While social media can be helpful and engaging to the younger generation, media spaces, especially radio programs, were identified as the most impactful channel for informing the older generation, who are most often within those communities. The participants advocated for more radio programs that build awareness about the HCDT, as well as creative write-ups by media personnel.
- Settlors and BOT to provide evidence—pictures, videos, and participants’ attendance with GPS to track location—for townhall meetings and community needs assessments of the HCDTs
- NUPRC to observe meetings between Settlors and host communities (public biddings)

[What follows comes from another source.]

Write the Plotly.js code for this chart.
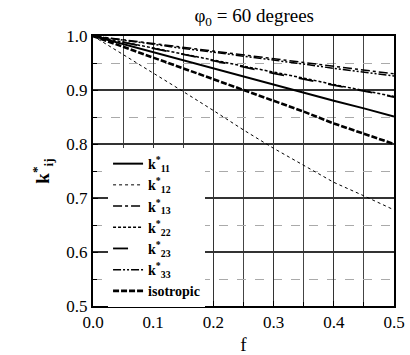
<!DOCTYPE html>
<html><head><meta charset="utf-8">
<script src="https://cdn.plot.ly/plotly-3.0.1.min.js"></script>
<style>html,body{margin:0;padding:0;background:#fff}#c{width:410px;height:355px}</style>
</head><body><div id="c"></div>
<script>
const f = [0, 0.05, 0.1, 0.15, 0.2, 0.25, 0.3, 0.35, 0.4, 0.45, 0.5];
const k11 = [1, 0.985, 0.970, 0.955, 0.940, 0.925, 0.909, 0.895, 0.880, 0.866, 0.851];
const k12 = [1, 0.966, 0.931, 0.897, 0.862, 0.826, 0.792, 0.760, 0.729, 0.704, 0.678];
const k13 = [1, 0.993, 0.986, 0.979, 0.972, 0.965, 0.958, 0.951, 0.944, 0.937, 0.930];
const k22 = [1, 0.989, 0.978, 0.967, 0.955, 0.944, 0.933, 0.922, 0.910, 0.899, 0.888];
const k23 = [1, 0.988, 0.977, 0.966, 0.954, 0.943, 0.931, 0.920, 0.909, 0.898, 0.887];
const k33 = [1, 0.992, 0.985, 0.977, 0.970, 0.963, 0.956, 0.948, 0.940, 0.933, 0.926];
const iso = [1, 0.980, 0.960, 0.940, 0.920, 0.900, 0.880, 0.860, 0.838, 0.819, 0.800];
const names = ['k<sup>*</sup><sub>11</sub>','k<sup>*</sup><sub>12</sub>','k<sup>*</sup><sub>13</sub>','k<sup>*</sup><sub>22</sub>','k<sup>*</sup><sub>23</sub>','k<sup>*</sup><sub>33</sub>','isotropic'];
const series = [k11,k12,k13,k22,k23,k33,iso];
const styles = [
  {dash:'solid', width:2},
  {dash:'dot', width:1},
  {dash:'dashdot', width:1.5},
  {dash:'3px,2px', width:1.5},
  {dash:'longdash', width:1.8},
  {dash:'8px,2px,2px,2px,2px,2px', width:1.5},
  {dash:'6px,2px', width:2.6}
];
const traces = series.map((y,i)=>({x:f, y:y, type:'scatter', mode:'lines', name:names[i],
  line:{color:'#000', dash:styles[i].dash, width:styles[i].width}}));
const fam = 'Times New Roman';
Plotly.newPlot('c', traces, {
  width:410, height:355,
  margin:{l:93, r:16, t:36, b:49},
  paper_bgcolor:'#fff', plot_bgcolor:'#fff',
  font:{family:fam, color:'#000'},
  title:{text:'φ<sub>0</sub> = 60 degrees', font:{family:fam, size:19, color:'#000'}, x:0.62, xanchor:'center', y:0.975, yanchor:'top'},
  xaxis:{range:[0,0.5], dtick:0.1, tickformat:'.1f', ticks:'inside', ticklen:5, tickcolor:'#000',
    showline:true, linecolor:'#000', linewidth:2, mirror:true, zeroline:false,
    showgrid:true, gridcolor:'#333', gridwidth:1.2,
    minor:{dtick:0.05, showgrid:true, gridcolor:'#444', gridwidth:1, ticks:'inside', ticklen:4, tickcolor:'#000'},
    tickfont:{family:fam, size:17, color:'#000'},
    title:{text:'f', font:{family:fam, size:19, color:'#000'}, standoff:8}},
  yaxis:{range:[0.5,1.0], dtick:0.1, tickformat:'.1f', ticks:'inside', ticklen:5, tickcolor:'#000',
    showline:true, linecolor:'#000', linewidth:2, mirror:true, zeroline:false,
    showgrid:true, gridcolor:'#333', gridwidth:1.2,
    minor:{dtick:0.05, showgrid:true, gridcolor:'#aaa', gridwidth:1, griddash:'dash', ticks:'inside', ticklen:4, tickcolor:'#000'},
    tickfont:{family:fam, size:17, color:'#000'},
    title:{text:'<b>k<sup>*</sup><sub>ij</sub></b>', font:{family:fam, size:19, color:'#000'}, standoff:12}},
  legend:{x:0.05, y:0.585, xanchor:'left', yanchor:'top', bgcolor:'#fff', borderwidth:0,
    font:{family:fam, size:14, color:'#000', weight:'bold'}, tracegroupgap:0, itemwidth:30},
  showlegend:true
}, {staticPlot:true});
</script></body></html>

- Inter-agency collaboration between CAC and NUPRC to disclose annual returns of upstream Settlors
- Disclose BOT, Management, and Advisory Committees members’ details
- Amend the HCDT constitution to provide for GESI
- Incorporate beneficial ownership and contract transparency principles in the implementation of Trust projects
- Due diligence on Fund Managers’ appointment
- Incorporate the role of CSOs and CBOs in host community sensitization and Community Development Plans implementation
While the extractive sector continues to deal with the rising shift in global trends and the local dynamics of which corruption plays a sting, civil society, advocacy groups, investigative journalists, and the media must keep the conversation ongoing and work in collaboration with communities to push for the enforcement of the HCDT while serving as a sounding board to the government on sanctioning defaulting Settlors.
In the same line of thought, communities must become their own best advocates, pushing for the due delivery of benefits they deserve and not seeing such milestones as kind gestures from leadership.
Engr. Adejoke Akinbode, BudgIT Head of Extractives, urged the participants to get the communities involved in their campaign to empower them to take ownership of the HCDT provision and escalate it in the absence of execution from Settlors.